Risk of inventory loss:
first vertical, which is metal trading, here we are doing back-to-back sale, like purchase and sale. So, the risk what we carry is from 0 to 10 days. Which is very limited. Steel prices in India normally are reviewed like once in a month. On first day of every month, all the steel producers come out with a new revised pricing policy. So, if you are doing business within 10 days, there is no risk as such to carry to your balance sheet.
Second is service centers. Now, service centers, yes, here the inventory days will be 20-25 days, but then here the margin is high. So even if there are some write-offs, you have to take some write-off, but your high margin does take care of that.
Then third is distribution business. Distribution business, B2C, is mainly secondary steel, right? Whether it is rebars, secondary, angles and channels, welding rod, which is not a very volatile product anyways. They are sold more as product. And here also, like the inventory days in the system will not be more than 20. So, the fluctuation is manageable easily.
Strength:
The Group has long experience in the steel downstream sector. Its strong relationships with steel producers strengthen the Company’s ability to source raw steel from steel mills. The Company has a strong distribution presence for downstream steel products. Its trading capacity is 20 times more than the current largest steel trader. Moreover, the availability of funds allows it to make strategic investments for business growth. SG Mart offers a one-stop solution for all construction needs, making it convenient for builders to source materials from a single platform. Solving the problem of minimum purchase requirements allows small builders to procure necessary materials without the burden of bulk buying. Offering standardised quality and prices ensures reliability and trust among customers, helping to build a strong brand reputation.
Management should have great competencies, passion for growth and above all unquestionable integrity. When you find a top-class business run by top class management, you get a top-quality company. —Ramdeo Agarwal.
Opportunity:
The addressable market for the B2B construction material industry alone is huge – it is currently estimated at INR 6 trillion, moving to about INR 8 trillion in three years. The bottom-line is that even if a fraction of these estimates transforms into reality, demand for building products will remain robust.
Weakness:
Being a new player in the field, awareness of the Company’s presence and operating model will need to be achieved to generate growth. Economic downturns can affect the construction industry, reducing demand for construction materials. Also ensuring timely delivery to remote or hard-to-reach areas can be challenging and may affect customer satisfaction if not managed efficiently.

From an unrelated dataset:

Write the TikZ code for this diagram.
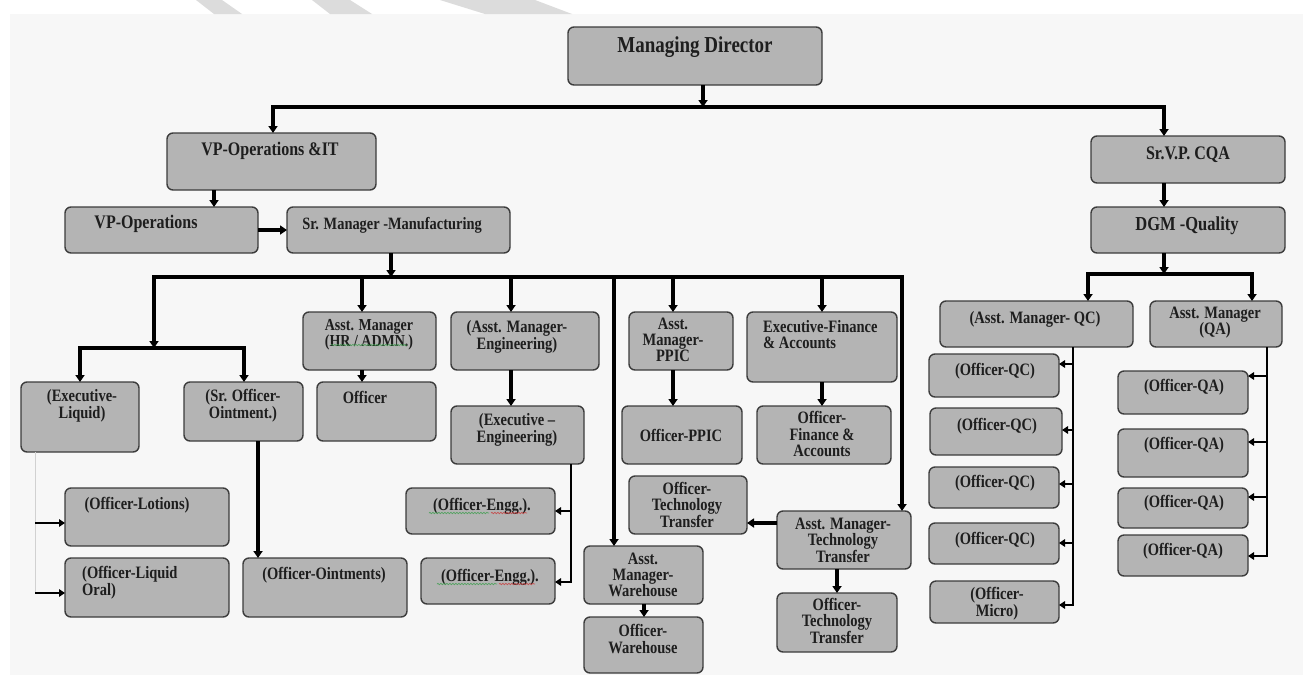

Disclosure: - took small position after reading concall and willing to add more in future if management walk the talk. It is not a buy or sell recommendation.
The group NBFC they are talking about, is that SG Finserv?
Arihant Bharat Connect call…many of the points reiterated and some new points clarified. Overall good call to hear https://www.youtube.com/watch?v=iDJ4kDjuqiY
The YouTube link is not working. Can you repost it
Seems like Arihant has removed the video. We have to wait. hopefully they will upload again.
I have tried to compare the scale that the management is claiming to achieve by 2030 to other trading giants from Japan and EU.
Japan is especially renown for having a trading dependent economy because it lacks many raw materials needed for industry and energy such as oil, coal, iron ore, copper, aluminum and wood. Japan must import most of these goods.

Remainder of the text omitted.